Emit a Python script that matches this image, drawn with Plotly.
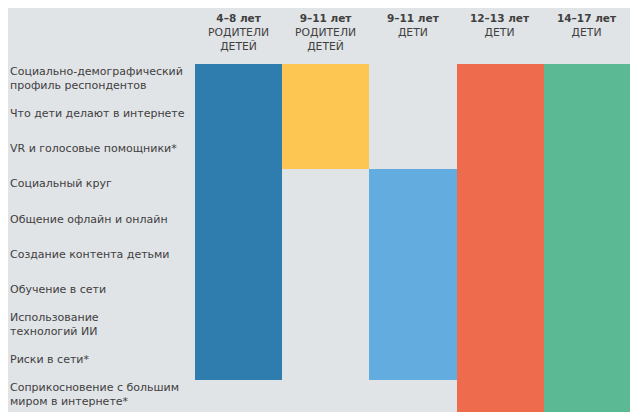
import plotly.graph_objects as go

rows = [
    "Социально-демографический<br>профиль респондентов",
    "Что дети делают в интернете",
    "VR и голосовые помощники*",
    "Социальный круг",
    "Общение офлайн и онлайн",
    "Создание контента детьми",
    "Обучение в сети",
    "Использование<br>технологий ИИ",
    "Риски в сети*",
    "Соприкосновение с большим<br>миром в интернете*",
]
col_keys = ["c1", "c2", "c3", "c4", "c5"]
col_age = ["4–8 лет", "9–11 лет", "9–11 лет", "12–13 лет", "14–17 лет"]
col_group = ["РОДИТЕЛИ<br>ДЕТЕЙ", "РОДИТЕЛИ<br>ДЕТЕЙ", "ДЕТИ", "ДЕТИ", "ДЕТИ"]
colors = ["#2E7DAE", "#FDC652", "#62ACDF", "#EE6B4D", "#5BBA93"]

# 1 = block covers the topic, 0 = not covered
parents_4_8 = [1, 1, 1, 1, 1, 1, 1, 1, 1, 0]
parents_9_11 = [1, 1, 1, 0, 0, 0, 0, 0, 0, 0]
kids_9_11 = [0, 0, 0, 1, 1, 1, 1, 1, 1, 0]
kids_12_13 = [1, 1, 1, 1, 1, 1, 1, 1, 1, 1]
kids_14_17 = [1, 1, 1, 1, 1, 1, 1, 1, 1, 1]
presence = [parents_4_8, parents_9_11, kids_9_11, kids_12_13, kids_14_17]

z = []
for r in range(len(rows)):
    z.append([ci if presence[ci][r] else None for ci in range(len(col_keys))])

n = len(colors)
colorscale = []
for i, c in enumerate(colors):
    colorscale.append([i / n, c])
    colorscale.append([(i + 1) / n, c])

# page body has an 8px margin: figure origin sits at (8, 8) of the window
OFF = 8
W, H = 638 - OFF, 412 - OFF
ML, MR, MT, MB = 195 - OFF, 7, 64 - OFF, 0
bg = "#E1E4E7"

fig = go.Figure(
    go.Heatmap(
        z=z,
        x=col_keys,
        y=list(range(len(rows))),
        zmin=-0.5,
        zmax=n - 0.5,
        colorscale=colorscale,
        showscale=False,
        hoverinfo="skip",
    )
)

plot_w = W - ML - MR
plot_h = H - MT - MB
annotations = []
for i, lab in enumerate(rows):
    annotations.append(dict(
        x=(8 - OFF - ML) / plot_w, xref="paper", xanchor="left",
        y=i, yref="y", yanchor="middle", yshift=3,
        text=lab, showarrow=False, align="left",
        font=dict(size=11, color="#404040", family="DejaVu Sans"),
    ))

header_top_paper = 1 + (MT - (10 - OFF)) / plot_h
for ci, key in enumerate(col_keys):
    annotations.append(dict(
        x=key, xref="x", xanchor="center",
        y=header_top_paper, yref="paper", yanchor="top",
        text=f"<b style='font-size:10.5px'>{col_age[ci]}</b><br>{col_group[ci]}",
        showarrow=False, align="center",
        font=dict(size=10.8, color="#404040", family="DejaVu Sans"),
    ))

fig.update_layout(
    width=W, height=H,
    margin=dict(l=ML, r=MR, t=MT, b=MB),
    paper_bgcolor=bg, plot_bgcolor=bg,
    annotations=annotations,
    xaxis=dict(visible=False, range=[-0.5, 4.5]),
    yaxis=dict(visible=False, range=[9.41, -0.5]),
    showlegend=False,
)

fig.write_html("out.html")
==================================================
DIRECTION
Please set down each line of the data above exactly as written, without the pictures.

EXERCISE OUTPUT
Emit a Python script that matches this image, drawn with Plotly.
import plotly.graph_objects as go

rows = [
    "Социально-демографический<br>профиль респондентов",
    "Что дети делают в интернете",
    "VR и голосовые помощники*",
    "Социальный круг",
    "Общение офлайн и онлайн",
    "Создание контента детьми",
    "Обучение в сети",
    "Использование<br>технологий ИИ",
    "Риски в сети*",
    "Соприкосновение с большим<br>миром в интернете*",
]
col_keys = ["c1", "c2", "c3", "c4", "c5"]
col_age = ["4–8 лет", "9–11 лет", "9–11 лет", "12–13 лет", "14–17 лет"]
col_group = ["РОДИТЕЛИ<br>ДЕТЕЙ", "РОДИТЕЛИ<br>ДЕТЕЙ", "ДЕТИ", "ДЕТИ", "ДЕТИ"]
colors = ["#2E7DAE", "#FDC652", "#62ACDF", "#EE6B4D", "#5BBA93"]

# 1 = block covers the topic, 0 = not covered
parents_4_8 = [1, 1, 1, 1, 1, 1, 1, 1, 1, 0]
parents_9_11 = [1, 1, 1, 0, 0, 0, 0, 0, 0, 0]
kids_9_11 = [0, 0, 0, 1, 1, 1, 1, 1, 1, 0]
kids_12_13 = [1, 1, 1, 1, 1, 1, 1, 1, 1, 1]
kids_14_17 = [1, 1, 1, 1, 1, 1, 1, 1, 1, 1]
presence = [parents_4_8, parents_9_11, kids_9_11, kids_12_13, kids_14_17]

z = []
for r in range(len(rows)):
    z.append([ci if presence[ci][r] else None for ci in range(len(col_keys))])

n = len(colors)
colorscale = []
for i, c in enumerate(colors):
    colorscale.append([i / n, c])
    colorscale.append([(i + 1) / n, c])

# page body has an 8px margin: figure origin sits at (8, 8) of the window
OFF = 8
W, H = 638 - OFF, 412 - OFF
ML, MR, MT, MB = 195 - OFF, 7, 64 - OFF, 0
bg = "#E1E4E7"

fig = go.Figure(
    go.Heatmap(
        z=z,
        x=col_keys,
        y=list(range(len(rows))),
        zmin=-0.5,
        zmax=n - 0.5,
        colorscale=colorscale,
        showscale=False,
        hoverinfo="skip",
    )
)

plot_w = W - ML - MR
plot_h = H - MT - MB
annotations = []
for i, lab in enumerate(rows):
    annotations.append(dict(
        x=(8 - OFF - ML) / plot_w, xref="paper", xanchor="left",
        y=i, yref="y", yanchor="middle", yshift=3,
        text=lab, showarrow=False, align="left",
        font=dict(size=11, color="#404040", family="DejaVu Sans"),
    ))

header_top_paper = 1 + (MT - (10 - OFF)) / plot_h
for ci, key in enumerate(col_keys):
    annotations.append(dict(
        x=key, xref="x", xanchor="center",
        y=header_top_paper, yref="paper", yanchor="top",
        text=f"<b style='font-size:10.5px'>{col_age[ci]}</b><br>{col_group[ci]}",
        showarrow=False, align="center",
        font=dict(size=10.8, color="#404040", family="DejaVu Sans"),
    ))

fig.update_layout(
    width=W, height=H,
    margin=dict(l=ML, r=MR, t=MT, b=MB),
    paper_bgcolor=bg, plot_bgcolor=bg,
    annotations=annotations,
    xaxis=dict(visible=False, range=[-0.5, 4.5]),
    yaxis=dict(visible=False, range=[9.41, -0.5]),
    showlegend=False,
)

fig.write_html("out.html")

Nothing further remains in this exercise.